General Architecture for Text Engineering or GATE is a Java software toolkit originally developed at the University of Sheffield since 1995 and now used worldwide by a wide community of scientists, companies, teachers and students for all sorts of natural language processing tasks, including information extraction in many languages.
GATE comprises an architecture, a free open source API, framework and graphical development environment.
GATE community and research is involved in several European research projects including TAO and SEKT.
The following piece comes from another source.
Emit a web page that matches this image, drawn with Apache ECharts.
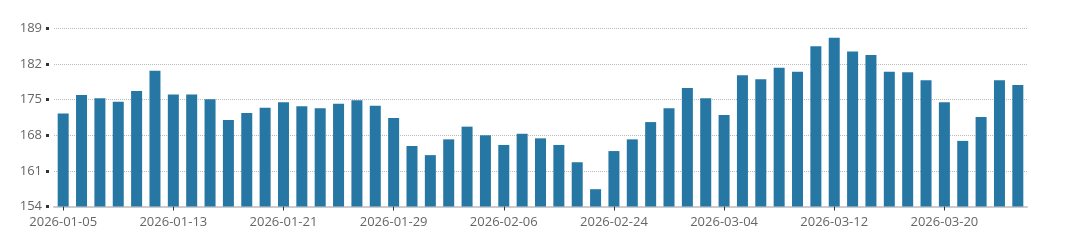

The main part is Annie (a Nearly-New Information Extraction System) which is a set of modules comprising a tokenizer, a gazetteer, a sentence splitter, a part of speech tagger, a named entities transducer and a coreference tagger. Languages actually taken into account are English, Spanish, Chinese, Arabic, French, German, Hindi, Cebuano, Romanian. A lot of plugins exist. For machine learning with Weka, RASP, MAXENT, SVM Light, for managing Ontologies like WordNet, for querying search engines like Google or Yahoo, for part of speech tagging with Brill or TreeTager.
Gate can work at least with TXT, HTML, XML, Doc, PDF documents and Java Serial, PostgreSQL, Lucene, Oracle Databases with help of RDBMS storage over JDBC.
It also uses JAPE (Java Annotation Patterns Engine) language for building rules in order to annotate documents with tags. A debugger, corpus benchmark and annotations comparator tools are also present.